_To do_:
Check every line below for the word "this" and copy the ones that have it.

_Task material_:
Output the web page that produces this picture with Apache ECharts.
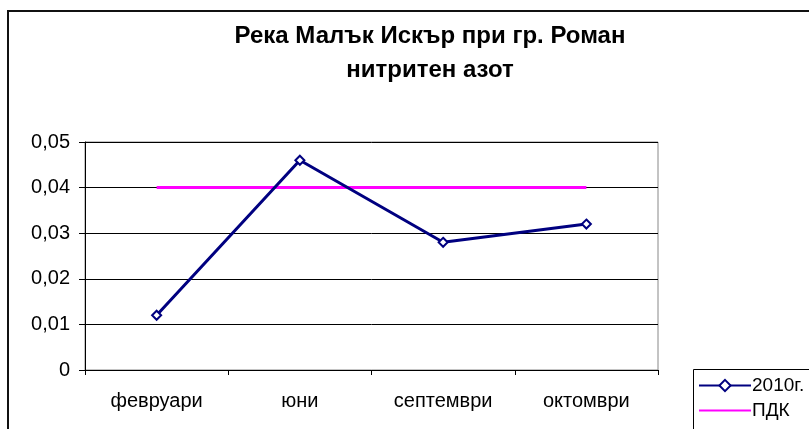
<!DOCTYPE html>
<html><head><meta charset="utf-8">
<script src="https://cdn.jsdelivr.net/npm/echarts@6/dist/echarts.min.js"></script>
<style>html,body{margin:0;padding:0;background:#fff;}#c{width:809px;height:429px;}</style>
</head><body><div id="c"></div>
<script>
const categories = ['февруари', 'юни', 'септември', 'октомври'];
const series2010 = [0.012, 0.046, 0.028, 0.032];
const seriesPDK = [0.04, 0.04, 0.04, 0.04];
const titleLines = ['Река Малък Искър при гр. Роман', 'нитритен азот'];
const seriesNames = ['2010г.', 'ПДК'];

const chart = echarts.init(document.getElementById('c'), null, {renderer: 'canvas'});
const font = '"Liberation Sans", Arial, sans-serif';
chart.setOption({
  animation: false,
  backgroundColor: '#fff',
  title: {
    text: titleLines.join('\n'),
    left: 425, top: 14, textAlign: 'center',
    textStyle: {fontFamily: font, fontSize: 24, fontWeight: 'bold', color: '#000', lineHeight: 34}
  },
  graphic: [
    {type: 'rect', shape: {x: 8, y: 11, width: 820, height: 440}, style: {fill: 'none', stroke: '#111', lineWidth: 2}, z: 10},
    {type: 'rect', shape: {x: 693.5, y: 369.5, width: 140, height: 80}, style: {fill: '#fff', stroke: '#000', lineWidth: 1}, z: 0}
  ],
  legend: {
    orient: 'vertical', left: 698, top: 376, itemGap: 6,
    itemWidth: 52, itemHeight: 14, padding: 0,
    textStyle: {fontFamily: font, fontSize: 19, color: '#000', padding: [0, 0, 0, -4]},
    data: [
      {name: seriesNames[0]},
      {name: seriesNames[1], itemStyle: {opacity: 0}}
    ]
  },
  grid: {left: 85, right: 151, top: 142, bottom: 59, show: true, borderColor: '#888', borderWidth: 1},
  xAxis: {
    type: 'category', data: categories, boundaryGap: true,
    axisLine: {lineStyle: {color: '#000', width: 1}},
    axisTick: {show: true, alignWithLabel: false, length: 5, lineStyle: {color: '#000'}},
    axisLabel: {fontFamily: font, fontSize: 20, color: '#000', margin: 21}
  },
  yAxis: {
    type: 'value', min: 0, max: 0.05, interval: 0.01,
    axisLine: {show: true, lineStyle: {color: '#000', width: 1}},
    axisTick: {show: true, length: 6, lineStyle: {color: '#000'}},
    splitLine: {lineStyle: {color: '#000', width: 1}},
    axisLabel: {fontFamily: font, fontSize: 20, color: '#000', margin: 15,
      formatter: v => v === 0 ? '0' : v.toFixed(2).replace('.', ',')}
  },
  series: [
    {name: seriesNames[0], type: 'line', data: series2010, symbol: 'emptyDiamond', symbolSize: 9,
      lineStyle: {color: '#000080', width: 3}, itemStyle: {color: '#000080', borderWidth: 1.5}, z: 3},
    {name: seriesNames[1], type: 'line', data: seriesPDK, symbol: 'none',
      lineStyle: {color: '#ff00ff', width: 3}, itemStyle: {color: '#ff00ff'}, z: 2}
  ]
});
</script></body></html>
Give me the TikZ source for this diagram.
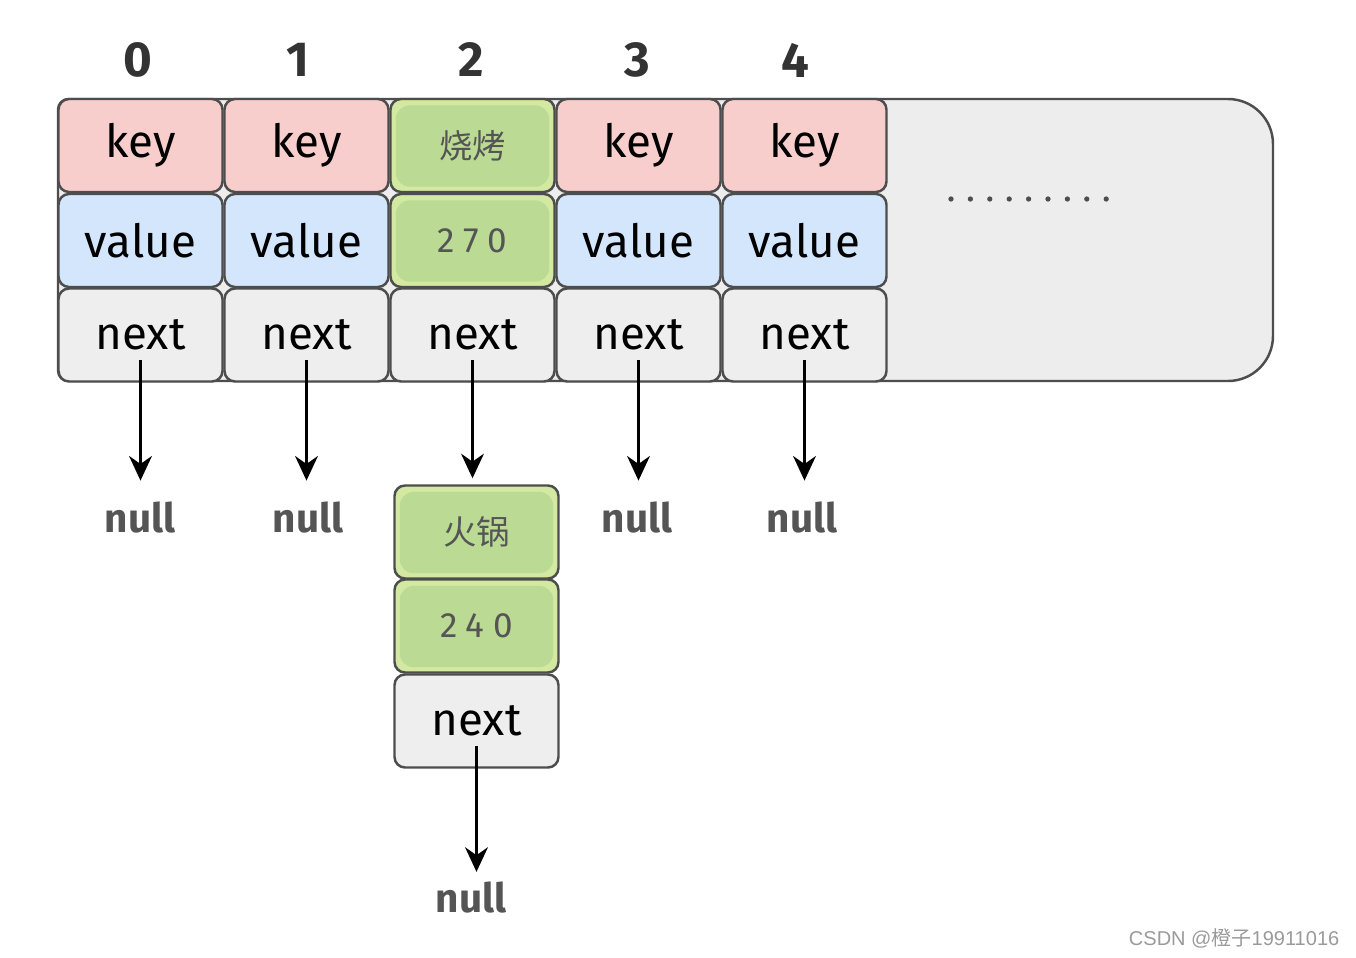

_Exercise response_:
Output the web page that produces this picture with Apache ECharts.
Give me the TikZ source for this diagram.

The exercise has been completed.